Is this any better than the Docker method of reusing the same base-OS and compartmentalizing the applications? Is there that much to be gained in avoiding kernel/user-space transitions?
If you want to bring the isolation level of that process down to just absolutely what it needs to run we've got things like jails and cgroups. You could probably run a Go app with no access to the filesystem since everything is linked in statically anyways.
I think it misses the reasons people are excited about virtualization. Reproducibility and uniformity of environment has a higher value than isolation to most software developers. The priorities may be inverted on the sysadmin side, but I don't think so far as to justify this kind of approach.
You can achieve the isolation with jails and cgroups, but not the performance improvements.
And this is what I mean when I say that taken to its conclusion you're just reinventing processes.
I think this kind of performance claim needs to be solidly proven by something at least vaguely like a real running application to be taken as a given.
Shouldn't the unikernel approach actually improve reproducibility greatly? You build your application and all it's dependencies together, that should run exactly the same locally or on your Xen cloud.
An example of this is the Mirage website itself, where all the kernel outputs that are live are stored in GitHub at https://github.com/mirage/mirage-www-deployment -- an explanation of the Travis CI workflow is at http://www.openmirage.org/wiki/deploying-via-ci
Yes, there's at least an order-of-magnitude improvement in packet processing, for example, if you bypass the kernel.
Our mobile app runs WebSocket-like connections over UDP with libsodium for crypto, and we're moving our stack off of Node.js for exactly that reason.
Things like file descriptor limits or numbers of connections are more of a pain in modern times, not necessarily a context-switch caused problem.
That thing they were patching? That's the "data plane". It was incredibly high bandwidth relative to the control plane, since it was completely optimized for moving data.

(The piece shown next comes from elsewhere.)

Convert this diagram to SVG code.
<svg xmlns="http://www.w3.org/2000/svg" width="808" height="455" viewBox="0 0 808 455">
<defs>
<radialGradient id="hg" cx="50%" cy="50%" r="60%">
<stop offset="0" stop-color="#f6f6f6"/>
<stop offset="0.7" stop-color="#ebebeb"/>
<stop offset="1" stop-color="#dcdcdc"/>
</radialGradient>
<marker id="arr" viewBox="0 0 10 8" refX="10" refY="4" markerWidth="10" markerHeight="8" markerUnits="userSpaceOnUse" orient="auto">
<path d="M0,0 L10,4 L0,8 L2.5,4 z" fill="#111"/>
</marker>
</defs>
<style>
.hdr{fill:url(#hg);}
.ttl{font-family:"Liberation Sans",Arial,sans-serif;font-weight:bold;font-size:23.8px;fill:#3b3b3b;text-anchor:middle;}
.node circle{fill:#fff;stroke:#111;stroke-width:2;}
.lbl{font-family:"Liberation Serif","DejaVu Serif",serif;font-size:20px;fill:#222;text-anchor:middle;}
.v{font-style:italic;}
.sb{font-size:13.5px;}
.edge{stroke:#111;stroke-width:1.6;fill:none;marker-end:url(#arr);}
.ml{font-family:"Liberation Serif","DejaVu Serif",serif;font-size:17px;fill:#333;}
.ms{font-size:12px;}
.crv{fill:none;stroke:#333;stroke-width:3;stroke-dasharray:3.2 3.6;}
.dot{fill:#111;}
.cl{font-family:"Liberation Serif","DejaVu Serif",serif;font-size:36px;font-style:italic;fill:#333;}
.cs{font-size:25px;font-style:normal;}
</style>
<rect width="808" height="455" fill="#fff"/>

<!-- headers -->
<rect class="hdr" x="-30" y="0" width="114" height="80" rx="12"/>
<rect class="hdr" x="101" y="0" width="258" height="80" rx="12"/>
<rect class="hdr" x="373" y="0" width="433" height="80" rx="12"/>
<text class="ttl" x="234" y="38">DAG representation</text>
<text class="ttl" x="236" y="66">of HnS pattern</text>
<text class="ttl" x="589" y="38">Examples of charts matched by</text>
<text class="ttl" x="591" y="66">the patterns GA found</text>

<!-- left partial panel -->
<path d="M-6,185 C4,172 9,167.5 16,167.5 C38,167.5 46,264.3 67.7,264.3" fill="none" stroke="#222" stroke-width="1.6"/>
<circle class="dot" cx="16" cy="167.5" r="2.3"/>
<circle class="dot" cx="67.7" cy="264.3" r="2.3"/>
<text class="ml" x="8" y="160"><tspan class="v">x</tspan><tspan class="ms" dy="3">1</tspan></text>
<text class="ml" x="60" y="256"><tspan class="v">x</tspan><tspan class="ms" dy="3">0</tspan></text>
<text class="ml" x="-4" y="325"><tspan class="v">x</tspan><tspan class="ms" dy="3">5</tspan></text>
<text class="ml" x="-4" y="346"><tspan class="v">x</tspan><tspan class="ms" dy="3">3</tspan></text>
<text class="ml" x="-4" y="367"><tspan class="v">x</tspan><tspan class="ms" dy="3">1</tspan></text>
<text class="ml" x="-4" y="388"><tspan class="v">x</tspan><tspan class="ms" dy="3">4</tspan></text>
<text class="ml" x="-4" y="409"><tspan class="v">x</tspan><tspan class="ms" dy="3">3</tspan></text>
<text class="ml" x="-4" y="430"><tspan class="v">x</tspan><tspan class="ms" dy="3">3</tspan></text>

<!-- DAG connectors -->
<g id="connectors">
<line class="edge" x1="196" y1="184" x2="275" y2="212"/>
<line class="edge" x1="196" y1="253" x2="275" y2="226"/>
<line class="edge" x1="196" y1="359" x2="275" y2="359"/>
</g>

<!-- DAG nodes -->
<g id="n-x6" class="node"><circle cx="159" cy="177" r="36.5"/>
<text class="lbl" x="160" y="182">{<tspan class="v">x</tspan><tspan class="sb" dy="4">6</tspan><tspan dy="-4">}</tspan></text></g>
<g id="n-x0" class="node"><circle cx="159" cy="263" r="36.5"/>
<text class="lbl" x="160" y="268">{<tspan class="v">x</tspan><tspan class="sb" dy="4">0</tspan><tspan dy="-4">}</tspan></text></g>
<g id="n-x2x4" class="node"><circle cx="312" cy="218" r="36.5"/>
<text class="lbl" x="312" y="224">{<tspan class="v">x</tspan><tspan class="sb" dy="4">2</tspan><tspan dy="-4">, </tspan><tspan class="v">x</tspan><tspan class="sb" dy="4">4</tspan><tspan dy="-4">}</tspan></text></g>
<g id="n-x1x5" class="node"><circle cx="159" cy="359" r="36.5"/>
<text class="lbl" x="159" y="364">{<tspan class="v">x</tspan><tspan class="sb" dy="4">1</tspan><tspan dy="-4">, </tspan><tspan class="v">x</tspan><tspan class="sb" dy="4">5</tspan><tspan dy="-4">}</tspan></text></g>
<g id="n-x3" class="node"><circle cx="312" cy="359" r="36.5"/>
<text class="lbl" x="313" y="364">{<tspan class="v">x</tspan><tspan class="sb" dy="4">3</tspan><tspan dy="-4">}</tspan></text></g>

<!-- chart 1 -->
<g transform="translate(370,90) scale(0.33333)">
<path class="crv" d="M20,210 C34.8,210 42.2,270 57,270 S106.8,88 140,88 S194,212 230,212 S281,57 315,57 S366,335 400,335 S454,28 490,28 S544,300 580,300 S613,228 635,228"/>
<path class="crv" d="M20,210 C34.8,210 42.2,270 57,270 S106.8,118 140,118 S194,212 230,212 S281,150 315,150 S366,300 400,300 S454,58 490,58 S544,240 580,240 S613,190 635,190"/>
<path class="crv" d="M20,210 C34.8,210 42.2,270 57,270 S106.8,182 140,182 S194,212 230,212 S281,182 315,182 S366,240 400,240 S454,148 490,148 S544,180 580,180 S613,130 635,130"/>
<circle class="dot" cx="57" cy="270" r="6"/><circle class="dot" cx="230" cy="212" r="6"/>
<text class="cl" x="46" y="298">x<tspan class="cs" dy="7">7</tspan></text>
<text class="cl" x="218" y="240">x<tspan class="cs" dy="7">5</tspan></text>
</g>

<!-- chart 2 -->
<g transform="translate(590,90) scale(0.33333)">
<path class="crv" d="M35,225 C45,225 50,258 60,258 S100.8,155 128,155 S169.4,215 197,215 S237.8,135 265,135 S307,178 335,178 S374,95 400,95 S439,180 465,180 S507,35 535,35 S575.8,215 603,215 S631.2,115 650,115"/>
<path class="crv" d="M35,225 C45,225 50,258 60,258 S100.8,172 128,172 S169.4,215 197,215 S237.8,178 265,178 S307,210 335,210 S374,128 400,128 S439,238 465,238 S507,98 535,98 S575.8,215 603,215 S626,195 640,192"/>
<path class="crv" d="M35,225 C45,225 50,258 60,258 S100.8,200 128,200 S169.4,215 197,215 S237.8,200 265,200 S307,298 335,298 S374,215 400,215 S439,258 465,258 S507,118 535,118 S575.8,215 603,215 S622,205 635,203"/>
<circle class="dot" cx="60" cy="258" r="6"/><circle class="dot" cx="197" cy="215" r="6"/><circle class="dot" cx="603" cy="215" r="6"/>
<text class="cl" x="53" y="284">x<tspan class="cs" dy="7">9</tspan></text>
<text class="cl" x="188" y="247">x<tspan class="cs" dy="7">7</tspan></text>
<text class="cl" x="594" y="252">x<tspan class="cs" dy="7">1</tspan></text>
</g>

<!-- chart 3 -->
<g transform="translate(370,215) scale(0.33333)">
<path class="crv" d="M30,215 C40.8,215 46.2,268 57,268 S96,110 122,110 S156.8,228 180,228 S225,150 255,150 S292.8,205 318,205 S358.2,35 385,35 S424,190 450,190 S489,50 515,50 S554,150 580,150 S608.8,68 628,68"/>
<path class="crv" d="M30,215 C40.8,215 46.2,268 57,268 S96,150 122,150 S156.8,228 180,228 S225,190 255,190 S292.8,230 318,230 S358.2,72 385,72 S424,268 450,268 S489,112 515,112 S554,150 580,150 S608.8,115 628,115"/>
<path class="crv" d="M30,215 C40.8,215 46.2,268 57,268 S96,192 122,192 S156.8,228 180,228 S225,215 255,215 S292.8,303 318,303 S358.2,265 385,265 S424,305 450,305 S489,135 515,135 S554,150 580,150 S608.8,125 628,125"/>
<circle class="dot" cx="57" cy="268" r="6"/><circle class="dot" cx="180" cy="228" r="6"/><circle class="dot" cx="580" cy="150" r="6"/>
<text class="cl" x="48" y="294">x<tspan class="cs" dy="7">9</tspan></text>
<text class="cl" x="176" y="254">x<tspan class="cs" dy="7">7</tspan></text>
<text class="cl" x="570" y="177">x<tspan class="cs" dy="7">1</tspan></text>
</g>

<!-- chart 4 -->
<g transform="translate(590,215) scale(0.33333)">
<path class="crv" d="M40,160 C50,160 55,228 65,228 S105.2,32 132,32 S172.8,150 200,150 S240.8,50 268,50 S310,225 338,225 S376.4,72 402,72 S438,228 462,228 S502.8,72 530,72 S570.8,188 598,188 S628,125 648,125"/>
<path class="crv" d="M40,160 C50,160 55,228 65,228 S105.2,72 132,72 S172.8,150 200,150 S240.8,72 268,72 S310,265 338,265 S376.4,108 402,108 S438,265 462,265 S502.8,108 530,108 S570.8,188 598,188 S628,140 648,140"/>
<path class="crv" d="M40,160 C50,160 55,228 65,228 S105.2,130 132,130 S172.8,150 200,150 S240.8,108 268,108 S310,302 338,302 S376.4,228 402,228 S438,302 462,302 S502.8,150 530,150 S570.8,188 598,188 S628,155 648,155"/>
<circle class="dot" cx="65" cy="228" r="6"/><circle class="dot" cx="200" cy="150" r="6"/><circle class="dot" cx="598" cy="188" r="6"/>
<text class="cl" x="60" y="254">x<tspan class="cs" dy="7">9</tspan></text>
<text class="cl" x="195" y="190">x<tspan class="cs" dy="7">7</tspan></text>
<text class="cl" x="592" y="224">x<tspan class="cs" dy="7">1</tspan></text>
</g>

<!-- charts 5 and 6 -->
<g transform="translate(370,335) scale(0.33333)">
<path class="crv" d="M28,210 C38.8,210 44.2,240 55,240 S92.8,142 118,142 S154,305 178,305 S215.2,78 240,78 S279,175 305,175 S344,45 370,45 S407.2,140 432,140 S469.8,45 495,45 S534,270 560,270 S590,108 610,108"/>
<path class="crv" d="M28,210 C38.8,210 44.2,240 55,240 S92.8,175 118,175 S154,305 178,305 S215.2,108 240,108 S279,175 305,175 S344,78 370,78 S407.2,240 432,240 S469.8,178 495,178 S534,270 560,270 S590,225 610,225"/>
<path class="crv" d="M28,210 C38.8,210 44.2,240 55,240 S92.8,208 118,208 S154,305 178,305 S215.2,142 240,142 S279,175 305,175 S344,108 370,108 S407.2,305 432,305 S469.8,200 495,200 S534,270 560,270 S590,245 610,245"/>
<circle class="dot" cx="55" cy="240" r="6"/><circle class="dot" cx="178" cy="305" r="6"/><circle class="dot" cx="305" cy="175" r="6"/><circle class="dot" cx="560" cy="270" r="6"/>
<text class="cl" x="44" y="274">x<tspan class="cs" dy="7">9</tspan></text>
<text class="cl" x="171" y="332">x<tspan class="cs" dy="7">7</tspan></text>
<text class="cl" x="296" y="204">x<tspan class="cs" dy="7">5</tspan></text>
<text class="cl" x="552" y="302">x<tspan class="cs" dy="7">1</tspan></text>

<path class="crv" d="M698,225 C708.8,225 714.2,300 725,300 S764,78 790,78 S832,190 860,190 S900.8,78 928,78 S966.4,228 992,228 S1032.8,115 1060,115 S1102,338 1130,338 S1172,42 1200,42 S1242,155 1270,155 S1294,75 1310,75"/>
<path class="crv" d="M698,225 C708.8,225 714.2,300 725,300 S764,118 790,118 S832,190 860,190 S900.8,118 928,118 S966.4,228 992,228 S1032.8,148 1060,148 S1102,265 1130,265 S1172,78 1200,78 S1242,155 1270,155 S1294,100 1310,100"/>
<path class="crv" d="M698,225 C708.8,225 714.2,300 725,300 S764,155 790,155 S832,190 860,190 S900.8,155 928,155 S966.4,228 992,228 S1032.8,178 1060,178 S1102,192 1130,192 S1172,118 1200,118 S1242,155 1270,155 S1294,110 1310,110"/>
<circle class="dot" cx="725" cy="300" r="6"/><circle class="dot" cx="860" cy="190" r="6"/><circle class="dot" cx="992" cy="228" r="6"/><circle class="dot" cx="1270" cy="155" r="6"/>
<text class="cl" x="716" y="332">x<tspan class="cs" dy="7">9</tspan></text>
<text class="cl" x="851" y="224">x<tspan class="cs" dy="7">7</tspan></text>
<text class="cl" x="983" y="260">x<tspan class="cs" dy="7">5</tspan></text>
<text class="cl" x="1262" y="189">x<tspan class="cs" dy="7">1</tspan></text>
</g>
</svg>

Back to Unix. Unix is designed for the control plane. It is not designed for rapidly moving large amounts of data with maximum efficiency. Why do we use it today for what are arguably "data plane" tasks? Well, when all you have is a hammer...
Nowadays, you can have both on the same machine: run Linux on the first core or two, and reserve the remaining cores for your app. Along with huge page allocations to reduce TLB impact, you can literally own all CPU activity on those cores, and lock all of your RAM too.
That app is a normal Linux app, but it runs on the raw hardware—like not having an operating system at all. When you also give your app complete control over the network hardware, you've completely bypassed the kernel.
With UDP, you don't even need a networking stack, making this approach particularly attractive. Another poster mentioned saturating a 10Gb link. How about saturating four 10Gb links on a single machine? It can be done with the E5 processors and the software architecture I described above.
We're shooting for 10 million packets processed per second on a single, ~$20K machine. That's pretty sweet if you ask me, and a hell of a lot more than Node.js can do.
Once that's done, the Xen backend is just a matter of filling in the missing kernel components with OCaml libraries (or, in the case of OSv, with C libraries, or in HalVM's, Haskell libraries).
In the case of MirageOS though, we're using this fine-grained dependency control to implement other backends too. For instance, compiling the same source code to run as a FreeBSD kernel module or as a JavaScript library. There's already a Unix backend, so nothing special needs to happen to run it under Docker.